_Directive:_ Copy the records below word for word, from the first line through the line that contains "const refLine = 1;", and leave out any pictures.

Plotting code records
###

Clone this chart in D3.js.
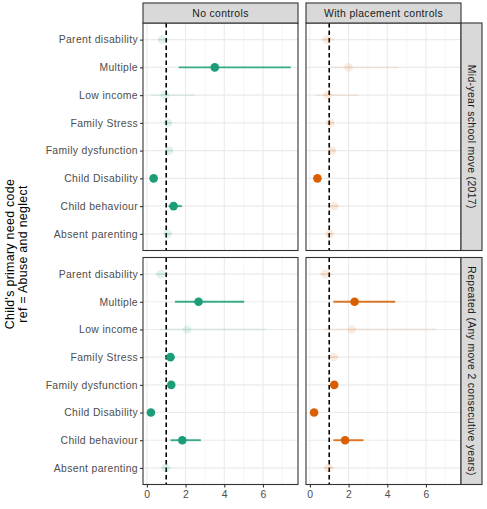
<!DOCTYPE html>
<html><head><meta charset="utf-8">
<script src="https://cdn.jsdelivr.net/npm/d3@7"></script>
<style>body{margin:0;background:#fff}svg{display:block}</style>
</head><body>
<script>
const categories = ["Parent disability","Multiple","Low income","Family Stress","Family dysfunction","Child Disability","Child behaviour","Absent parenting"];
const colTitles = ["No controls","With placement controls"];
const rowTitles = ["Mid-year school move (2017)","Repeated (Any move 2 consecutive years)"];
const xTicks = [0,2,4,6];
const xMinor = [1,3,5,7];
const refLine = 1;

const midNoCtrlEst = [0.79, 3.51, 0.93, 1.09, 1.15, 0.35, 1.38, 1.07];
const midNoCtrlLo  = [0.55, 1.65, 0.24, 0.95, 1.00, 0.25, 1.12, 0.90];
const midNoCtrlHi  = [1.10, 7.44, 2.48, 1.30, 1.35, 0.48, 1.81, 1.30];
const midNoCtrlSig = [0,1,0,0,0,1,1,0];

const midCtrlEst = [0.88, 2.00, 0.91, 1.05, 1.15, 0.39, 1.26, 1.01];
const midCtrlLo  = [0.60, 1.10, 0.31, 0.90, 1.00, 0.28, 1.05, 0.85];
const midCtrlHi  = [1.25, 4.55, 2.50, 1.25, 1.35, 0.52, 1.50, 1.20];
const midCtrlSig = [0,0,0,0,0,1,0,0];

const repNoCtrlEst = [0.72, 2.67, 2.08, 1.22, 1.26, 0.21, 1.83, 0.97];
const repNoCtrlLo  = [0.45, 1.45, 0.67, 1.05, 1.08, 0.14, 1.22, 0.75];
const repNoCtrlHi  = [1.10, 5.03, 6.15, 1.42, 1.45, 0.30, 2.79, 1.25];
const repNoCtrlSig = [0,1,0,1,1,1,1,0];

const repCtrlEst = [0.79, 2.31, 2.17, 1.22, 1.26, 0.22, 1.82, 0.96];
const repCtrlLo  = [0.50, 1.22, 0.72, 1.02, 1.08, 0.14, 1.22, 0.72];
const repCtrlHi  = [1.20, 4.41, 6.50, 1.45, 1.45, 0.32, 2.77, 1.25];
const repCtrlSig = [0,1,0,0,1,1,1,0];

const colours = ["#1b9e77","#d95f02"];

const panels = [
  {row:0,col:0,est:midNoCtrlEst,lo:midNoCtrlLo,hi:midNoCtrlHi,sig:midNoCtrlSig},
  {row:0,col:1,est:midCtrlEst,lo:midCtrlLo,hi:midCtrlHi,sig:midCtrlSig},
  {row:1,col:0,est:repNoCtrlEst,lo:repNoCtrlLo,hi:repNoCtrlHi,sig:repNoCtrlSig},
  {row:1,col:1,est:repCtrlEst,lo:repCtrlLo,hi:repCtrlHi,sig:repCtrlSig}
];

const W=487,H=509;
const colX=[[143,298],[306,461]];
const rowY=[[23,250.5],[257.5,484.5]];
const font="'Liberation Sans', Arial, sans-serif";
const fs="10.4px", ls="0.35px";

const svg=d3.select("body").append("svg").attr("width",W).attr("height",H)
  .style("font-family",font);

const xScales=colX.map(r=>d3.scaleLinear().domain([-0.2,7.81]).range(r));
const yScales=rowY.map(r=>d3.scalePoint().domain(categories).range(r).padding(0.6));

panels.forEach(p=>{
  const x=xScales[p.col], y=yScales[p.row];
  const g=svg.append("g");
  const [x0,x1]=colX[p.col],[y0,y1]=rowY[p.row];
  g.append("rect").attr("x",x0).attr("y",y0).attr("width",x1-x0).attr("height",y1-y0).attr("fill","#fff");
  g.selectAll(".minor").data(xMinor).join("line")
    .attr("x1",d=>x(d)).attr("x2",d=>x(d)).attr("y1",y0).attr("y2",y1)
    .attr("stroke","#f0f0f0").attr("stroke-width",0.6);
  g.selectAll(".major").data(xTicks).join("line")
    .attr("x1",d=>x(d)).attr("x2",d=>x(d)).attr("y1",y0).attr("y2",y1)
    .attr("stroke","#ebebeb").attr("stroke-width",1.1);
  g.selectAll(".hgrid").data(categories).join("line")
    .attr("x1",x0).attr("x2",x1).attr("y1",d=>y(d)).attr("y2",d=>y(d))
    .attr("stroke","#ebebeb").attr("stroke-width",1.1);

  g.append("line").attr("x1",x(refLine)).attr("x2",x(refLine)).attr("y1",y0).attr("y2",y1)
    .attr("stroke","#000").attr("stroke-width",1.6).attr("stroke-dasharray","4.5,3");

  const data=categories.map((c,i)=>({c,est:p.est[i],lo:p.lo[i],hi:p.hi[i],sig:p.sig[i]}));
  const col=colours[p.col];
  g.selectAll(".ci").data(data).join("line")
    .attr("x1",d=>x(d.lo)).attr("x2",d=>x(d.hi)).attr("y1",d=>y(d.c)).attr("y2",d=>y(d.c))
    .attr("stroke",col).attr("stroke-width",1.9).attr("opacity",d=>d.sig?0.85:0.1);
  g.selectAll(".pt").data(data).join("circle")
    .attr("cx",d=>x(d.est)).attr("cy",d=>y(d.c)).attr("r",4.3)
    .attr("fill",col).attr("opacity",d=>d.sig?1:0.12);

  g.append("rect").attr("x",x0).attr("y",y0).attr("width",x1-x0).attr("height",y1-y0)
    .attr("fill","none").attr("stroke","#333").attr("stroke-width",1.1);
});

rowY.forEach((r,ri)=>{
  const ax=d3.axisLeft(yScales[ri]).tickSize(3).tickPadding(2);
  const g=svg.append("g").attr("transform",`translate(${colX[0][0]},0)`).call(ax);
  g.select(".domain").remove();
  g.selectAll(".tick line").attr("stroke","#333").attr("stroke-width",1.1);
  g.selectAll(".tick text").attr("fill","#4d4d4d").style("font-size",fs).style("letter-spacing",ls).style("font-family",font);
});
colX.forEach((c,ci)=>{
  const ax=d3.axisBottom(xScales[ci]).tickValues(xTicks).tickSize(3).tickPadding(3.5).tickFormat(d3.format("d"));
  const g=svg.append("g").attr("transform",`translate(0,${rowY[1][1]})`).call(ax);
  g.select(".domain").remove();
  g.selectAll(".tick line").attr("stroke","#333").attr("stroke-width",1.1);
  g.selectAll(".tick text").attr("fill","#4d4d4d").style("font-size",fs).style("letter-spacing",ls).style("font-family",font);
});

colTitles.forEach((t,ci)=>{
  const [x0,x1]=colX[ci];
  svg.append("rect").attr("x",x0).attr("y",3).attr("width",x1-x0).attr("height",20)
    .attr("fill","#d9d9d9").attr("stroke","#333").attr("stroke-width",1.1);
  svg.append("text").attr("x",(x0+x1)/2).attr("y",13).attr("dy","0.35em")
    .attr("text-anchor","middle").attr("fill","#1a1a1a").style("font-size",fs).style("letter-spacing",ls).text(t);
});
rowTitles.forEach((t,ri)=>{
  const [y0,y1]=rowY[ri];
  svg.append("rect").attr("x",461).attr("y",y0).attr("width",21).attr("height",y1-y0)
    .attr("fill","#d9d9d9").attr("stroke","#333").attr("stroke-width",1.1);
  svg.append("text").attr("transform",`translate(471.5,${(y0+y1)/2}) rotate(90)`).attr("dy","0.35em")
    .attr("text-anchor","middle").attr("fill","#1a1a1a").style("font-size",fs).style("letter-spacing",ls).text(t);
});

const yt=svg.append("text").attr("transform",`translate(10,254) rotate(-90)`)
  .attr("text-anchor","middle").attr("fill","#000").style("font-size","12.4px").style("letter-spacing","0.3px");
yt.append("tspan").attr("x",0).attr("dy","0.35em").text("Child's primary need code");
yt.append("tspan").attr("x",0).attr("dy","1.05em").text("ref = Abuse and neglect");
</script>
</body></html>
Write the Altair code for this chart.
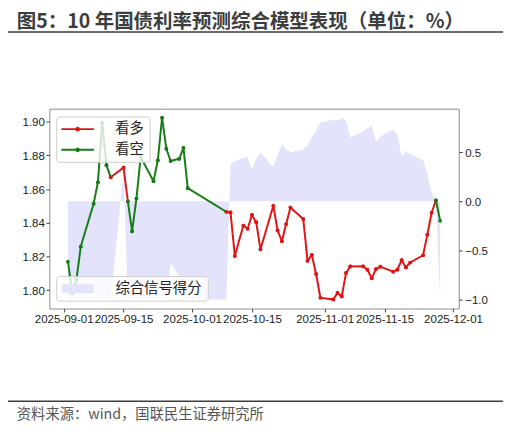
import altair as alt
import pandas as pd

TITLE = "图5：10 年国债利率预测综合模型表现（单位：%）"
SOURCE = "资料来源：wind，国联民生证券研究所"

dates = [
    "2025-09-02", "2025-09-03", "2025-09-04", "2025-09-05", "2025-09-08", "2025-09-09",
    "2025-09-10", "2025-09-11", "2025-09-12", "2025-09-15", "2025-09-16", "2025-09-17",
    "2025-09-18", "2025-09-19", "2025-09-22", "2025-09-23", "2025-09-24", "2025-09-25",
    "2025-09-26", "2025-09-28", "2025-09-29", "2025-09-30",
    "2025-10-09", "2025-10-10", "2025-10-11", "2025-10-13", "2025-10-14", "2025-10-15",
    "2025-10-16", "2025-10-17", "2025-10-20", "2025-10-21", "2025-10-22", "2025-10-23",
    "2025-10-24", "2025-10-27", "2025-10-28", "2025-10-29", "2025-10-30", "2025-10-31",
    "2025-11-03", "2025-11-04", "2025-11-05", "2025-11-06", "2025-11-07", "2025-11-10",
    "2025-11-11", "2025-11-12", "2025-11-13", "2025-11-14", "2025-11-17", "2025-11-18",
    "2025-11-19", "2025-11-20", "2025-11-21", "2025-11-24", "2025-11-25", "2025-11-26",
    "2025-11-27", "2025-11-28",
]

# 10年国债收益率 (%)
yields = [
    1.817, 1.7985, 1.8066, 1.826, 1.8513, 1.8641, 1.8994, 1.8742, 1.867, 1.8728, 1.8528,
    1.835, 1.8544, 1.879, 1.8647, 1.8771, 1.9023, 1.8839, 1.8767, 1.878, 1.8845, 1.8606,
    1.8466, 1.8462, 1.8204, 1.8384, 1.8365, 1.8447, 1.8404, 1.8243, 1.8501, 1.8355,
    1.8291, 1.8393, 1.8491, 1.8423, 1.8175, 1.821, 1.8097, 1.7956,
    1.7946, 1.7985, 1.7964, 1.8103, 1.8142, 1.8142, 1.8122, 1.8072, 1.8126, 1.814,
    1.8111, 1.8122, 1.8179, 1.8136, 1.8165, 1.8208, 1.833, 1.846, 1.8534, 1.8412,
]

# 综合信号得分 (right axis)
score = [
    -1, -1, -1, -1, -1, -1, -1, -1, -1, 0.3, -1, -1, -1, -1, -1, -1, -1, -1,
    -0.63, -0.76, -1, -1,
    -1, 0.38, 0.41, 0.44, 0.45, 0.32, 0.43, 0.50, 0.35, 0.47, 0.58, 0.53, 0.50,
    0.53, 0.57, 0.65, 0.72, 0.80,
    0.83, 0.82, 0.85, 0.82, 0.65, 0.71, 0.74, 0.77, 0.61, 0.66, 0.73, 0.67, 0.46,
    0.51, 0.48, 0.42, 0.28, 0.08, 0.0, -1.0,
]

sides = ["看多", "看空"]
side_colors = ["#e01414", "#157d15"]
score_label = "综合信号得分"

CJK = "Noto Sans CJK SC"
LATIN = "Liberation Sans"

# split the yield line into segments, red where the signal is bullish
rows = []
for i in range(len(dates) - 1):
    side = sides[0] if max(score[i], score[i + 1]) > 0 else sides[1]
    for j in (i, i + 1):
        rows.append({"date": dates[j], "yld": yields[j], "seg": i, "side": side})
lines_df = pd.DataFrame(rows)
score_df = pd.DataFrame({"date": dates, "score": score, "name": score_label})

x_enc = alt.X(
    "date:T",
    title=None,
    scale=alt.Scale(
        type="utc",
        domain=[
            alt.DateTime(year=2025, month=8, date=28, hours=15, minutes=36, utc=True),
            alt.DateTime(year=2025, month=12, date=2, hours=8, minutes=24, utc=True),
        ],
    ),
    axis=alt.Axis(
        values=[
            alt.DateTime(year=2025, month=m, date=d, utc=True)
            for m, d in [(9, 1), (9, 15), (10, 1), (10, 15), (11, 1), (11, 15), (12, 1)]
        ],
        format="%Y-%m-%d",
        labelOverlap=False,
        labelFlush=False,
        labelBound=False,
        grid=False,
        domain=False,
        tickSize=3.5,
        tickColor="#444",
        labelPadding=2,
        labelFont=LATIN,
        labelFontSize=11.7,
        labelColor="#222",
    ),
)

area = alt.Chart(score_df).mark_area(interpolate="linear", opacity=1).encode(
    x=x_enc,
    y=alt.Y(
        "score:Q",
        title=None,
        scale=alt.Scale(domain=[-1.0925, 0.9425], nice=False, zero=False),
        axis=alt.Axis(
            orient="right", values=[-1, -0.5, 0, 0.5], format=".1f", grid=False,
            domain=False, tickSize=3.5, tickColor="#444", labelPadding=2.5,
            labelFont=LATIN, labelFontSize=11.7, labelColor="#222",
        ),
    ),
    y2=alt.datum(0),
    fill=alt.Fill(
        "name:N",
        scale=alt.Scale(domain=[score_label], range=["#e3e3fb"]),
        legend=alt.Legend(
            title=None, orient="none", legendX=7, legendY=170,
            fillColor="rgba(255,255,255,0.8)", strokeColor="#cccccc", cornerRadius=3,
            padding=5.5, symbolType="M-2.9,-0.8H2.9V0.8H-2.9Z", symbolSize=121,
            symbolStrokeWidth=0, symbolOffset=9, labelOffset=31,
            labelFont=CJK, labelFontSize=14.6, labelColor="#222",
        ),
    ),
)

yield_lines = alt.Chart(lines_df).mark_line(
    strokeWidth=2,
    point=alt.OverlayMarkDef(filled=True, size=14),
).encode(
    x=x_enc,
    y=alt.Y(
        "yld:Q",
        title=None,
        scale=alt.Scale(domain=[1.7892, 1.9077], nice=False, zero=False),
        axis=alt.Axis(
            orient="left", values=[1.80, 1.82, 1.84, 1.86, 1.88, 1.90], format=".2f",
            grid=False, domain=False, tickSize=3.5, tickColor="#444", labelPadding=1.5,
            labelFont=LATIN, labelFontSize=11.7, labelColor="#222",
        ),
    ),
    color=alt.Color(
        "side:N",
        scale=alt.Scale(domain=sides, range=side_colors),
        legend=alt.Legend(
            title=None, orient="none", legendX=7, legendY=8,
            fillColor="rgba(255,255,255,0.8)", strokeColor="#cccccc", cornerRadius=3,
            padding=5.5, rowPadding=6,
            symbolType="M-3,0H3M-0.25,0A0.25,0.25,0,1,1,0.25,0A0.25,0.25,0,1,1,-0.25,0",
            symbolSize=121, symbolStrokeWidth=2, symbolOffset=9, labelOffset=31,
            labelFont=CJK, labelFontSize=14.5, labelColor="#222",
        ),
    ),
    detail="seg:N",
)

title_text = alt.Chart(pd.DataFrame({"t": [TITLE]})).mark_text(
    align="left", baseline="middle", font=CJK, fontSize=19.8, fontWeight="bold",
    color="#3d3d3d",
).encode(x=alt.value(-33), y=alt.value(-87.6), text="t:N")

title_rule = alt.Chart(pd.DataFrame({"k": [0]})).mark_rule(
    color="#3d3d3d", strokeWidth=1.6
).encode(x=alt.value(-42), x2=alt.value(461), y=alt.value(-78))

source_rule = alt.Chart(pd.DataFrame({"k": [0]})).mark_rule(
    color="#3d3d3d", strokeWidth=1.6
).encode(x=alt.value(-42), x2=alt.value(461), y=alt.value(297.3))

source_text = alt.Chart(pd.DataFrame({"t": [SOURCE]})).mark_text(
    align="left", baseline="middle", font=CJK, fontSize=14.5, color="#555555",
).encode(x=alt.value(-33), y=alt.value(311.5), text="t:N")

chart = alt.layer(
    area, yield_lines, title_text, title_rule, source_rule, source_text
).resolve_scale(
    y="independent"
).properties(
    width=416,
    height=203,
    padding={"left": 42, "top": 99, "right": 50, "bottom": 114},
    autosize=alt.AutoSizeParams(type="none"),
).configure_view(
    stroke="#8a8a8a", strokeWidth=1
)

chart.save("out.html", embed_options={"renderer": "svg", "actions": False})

###

_Expected answer:_
Clone this chart in D3.js.
<!DOCTYPE html>
<html><head><meta charset="utf-8">
<script src="https://cdn.jsdelivr.net/npm/d3@7"></script>
<style>body{margin:0;background:#fff}svg{display:block}</style>
</head><body>
<script>
const categories = ["Parent disability","Multiple","Low income","Family Stress","Family dysfunction","Child Disability","Child behaviour","Absent parenting"];
const colTitles = ["No controls","With placement controls"];
const rowTitles = ["Mid-year school move (2017)","Repeated (Any move 2 consecutive years)"];
const xTicks = [0,2,4,6];
const xMinor = [1,3,5,7];
const refLine = 1;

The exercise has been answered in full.